#### Data provided
^^^^

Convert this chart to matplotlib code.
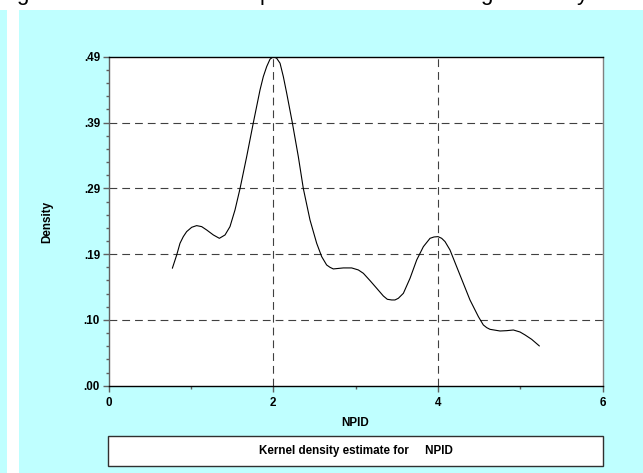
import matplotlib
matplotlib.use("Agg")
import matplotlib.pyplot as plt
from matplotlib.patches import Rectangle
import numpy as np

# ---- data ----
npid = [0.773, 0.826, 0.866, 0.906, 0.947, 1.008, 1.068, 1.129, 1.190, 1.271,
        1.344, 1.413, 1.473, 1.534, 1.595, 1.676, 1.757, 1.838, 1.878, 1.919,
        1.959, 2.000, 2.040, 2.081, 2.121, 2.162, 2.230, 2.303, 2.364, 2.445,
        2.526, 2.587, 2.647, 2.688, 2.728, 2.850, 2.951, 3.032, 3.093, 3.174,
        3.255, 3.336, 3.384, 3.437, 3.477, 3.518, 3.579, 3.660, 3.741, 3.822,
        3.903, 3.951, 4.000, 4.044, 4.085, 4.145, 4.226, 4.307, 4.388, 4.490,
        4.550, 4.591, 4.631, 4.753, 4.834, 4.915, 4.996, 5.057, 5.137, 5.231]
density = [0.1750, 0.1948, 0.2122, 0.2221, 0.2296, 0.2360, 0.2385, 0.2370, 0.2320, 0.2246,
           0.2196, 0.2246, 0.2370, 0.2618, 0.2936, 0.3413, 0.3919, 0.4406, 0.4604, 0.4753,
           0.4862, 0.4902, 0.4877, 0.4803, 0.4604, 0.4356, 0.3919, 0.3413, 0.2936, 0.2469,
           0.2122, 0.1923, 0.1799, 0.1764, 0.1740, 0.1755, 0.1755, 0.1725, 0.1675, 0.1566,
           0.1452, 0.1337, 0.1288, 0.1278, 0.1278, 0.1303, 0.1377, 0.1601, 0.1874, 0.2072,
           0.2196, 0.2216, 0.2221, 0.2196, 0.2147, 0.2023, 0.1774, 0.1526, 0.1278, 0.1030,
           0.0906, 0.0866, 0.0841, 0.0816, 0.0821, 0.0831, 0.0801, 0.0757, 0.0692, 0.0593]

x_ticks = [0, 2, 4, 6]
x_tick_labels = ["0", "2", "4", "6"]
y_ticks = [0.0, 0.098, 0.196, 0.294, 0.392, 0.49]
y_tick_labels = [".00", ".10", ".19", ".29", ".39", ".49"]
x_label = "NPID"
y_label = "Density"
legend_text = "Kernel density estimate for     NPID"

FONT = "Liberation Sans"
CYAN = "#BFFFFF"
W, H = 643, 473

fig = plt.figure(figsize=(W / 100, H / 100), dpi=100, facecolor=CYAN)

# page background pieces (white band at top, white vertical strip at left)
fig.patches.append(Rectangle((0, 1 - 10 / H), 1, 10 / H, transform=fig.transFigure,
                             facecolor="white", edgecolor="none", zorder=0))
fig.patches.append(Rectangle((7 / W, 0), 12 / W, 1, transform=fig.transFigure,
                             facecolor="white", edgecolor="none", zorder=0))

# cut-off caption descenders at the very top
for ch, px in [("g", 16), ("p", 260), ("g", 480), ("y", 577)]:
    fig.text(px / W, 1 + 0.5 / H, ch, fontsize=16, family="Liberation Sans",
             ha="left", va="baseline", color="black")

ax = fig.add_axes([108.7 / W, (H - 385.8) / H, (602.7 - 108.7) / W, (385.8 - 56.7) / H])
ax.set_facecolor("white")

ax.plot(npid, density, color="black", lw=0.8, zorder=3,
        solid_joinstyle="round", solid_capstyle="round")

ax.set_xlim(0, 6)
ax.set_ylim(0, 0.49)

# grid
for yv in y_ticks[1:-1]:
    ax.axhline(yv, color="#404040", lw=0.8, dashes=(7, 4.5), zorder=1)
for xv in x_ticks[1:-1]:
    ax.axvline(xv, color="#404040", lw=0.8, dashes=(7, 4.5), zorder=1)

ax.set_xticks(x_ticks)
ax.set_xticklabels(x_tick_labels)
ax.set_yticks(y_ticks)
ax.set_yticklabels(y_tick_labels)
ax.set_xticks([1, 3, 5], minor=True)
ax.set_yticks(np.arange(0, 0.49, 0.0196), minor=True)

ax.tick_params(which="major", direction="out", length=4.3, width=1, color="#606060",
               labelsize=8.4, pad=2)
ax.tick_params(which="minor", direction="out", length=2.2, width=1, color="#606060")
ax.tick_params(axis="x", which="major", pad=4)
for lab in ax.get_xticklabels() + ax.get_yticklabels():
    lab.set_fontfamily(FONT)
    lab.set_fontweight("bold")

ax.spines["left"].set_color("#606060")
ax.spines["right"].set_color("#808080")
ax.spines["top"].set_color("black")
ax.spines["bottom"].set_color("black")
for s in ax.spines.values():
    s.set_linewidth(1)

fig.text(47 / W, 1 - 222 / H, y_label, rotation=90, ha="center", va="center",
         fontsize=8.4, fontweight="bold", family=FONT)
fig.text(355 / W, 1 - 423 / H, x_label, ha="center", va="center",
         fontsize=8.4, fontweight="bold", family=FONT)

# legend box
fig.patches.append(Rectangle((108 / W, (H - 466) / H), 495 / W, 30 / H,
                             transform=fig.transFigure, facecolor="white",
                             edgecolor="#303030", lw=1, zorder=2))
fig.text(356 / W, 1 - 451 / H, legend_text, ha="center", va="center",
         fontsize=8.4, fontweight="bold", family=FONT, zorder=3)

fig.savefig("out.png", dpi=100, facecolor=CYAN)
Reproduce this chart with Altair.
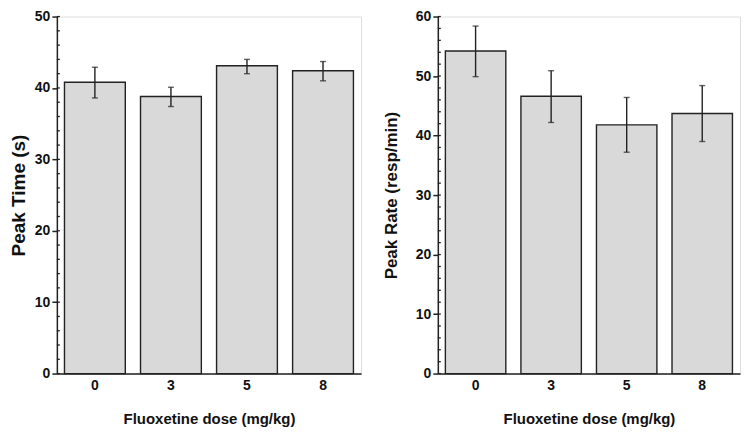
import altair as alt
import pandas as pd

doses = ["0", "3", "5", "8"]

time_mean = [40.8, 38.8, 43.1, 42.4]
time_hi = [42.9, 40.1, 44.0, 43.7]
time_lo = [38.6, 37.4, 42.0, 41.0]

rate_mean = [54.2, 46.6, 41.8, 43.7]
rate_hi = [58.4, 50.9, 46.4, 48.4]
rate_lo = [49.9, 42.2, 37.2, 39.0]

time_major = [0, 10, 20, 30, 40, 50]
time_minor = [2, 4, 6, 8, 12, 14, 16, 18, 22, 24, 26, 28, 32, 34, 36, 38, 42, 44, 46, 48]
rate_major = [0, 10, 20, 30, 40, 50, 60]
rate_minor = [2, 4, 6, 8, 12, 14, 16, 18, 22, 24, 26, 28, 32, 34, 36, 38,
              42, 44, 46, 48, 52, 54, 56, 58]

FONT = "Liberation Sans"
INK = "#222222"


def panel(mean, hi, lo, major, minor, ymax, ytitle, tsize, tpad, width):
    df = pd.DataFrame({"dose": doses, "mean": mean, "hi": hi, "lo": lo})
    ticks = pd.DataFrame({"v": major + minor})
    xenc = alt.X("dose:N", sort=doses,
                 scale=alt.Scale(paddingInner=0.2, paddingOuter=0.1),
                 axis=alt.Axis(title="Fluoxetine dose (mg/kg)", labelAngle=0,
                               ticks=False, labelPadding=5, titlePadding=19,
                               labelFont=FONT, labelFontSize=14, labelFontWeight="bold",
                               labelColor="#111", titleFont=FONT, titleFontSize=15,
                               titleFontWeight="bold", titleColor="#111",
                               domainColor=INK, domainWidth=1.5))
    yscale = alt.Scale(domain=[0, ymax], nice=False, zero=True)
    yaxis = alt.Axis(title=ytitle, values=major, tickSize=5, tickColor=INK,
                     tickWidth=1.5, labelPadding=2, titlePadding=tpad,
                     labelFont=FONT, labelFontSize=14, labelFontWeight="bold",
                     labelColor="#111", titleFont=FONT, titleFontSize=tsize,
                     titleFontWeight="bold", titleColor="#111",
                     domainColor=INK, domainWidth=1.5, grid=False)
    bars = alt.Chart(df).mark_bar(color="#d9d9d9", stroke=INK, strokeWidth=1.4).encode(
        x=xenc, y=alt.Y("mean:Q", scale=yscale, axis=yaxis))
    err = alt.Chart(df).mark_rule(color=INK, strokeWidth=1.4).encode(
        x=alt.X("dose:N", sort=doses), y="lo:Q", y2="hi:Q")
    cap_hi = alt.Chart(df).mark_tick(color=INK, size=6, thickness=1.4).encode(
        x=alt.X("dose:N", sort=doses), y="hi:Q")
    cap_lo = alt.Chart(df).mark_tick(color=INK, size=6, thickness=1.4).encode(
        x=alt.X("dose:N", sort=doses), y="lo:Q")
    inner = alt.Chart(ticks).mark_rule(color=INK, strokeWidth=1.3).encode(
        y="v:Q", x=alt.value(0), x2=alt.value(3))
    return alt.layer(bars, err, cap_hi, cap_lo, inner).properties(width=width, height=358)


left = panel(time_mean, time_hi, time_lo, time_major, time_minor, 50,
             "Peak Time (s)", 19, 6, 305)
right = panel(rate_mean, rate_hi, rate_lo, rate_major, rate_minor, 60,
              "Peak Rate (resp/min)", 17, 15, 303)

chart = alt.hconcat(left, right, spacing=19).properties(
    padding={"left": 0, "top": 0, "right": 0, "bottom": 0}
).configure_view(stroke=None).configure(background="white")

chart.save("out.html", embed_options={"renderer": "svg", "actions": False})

^^^^

#### Your goal
Omit every picture, and please return the entries exactly from the first line through the line with "import numpy as np", both included.

#### Result of the exercise
Convert this chart to matplotlib code.
import matplotlib
matplotlib.use("Agg")
import matplotlib.pyplot as plt
from matplotlib.patches import Rectangle
import numpy as np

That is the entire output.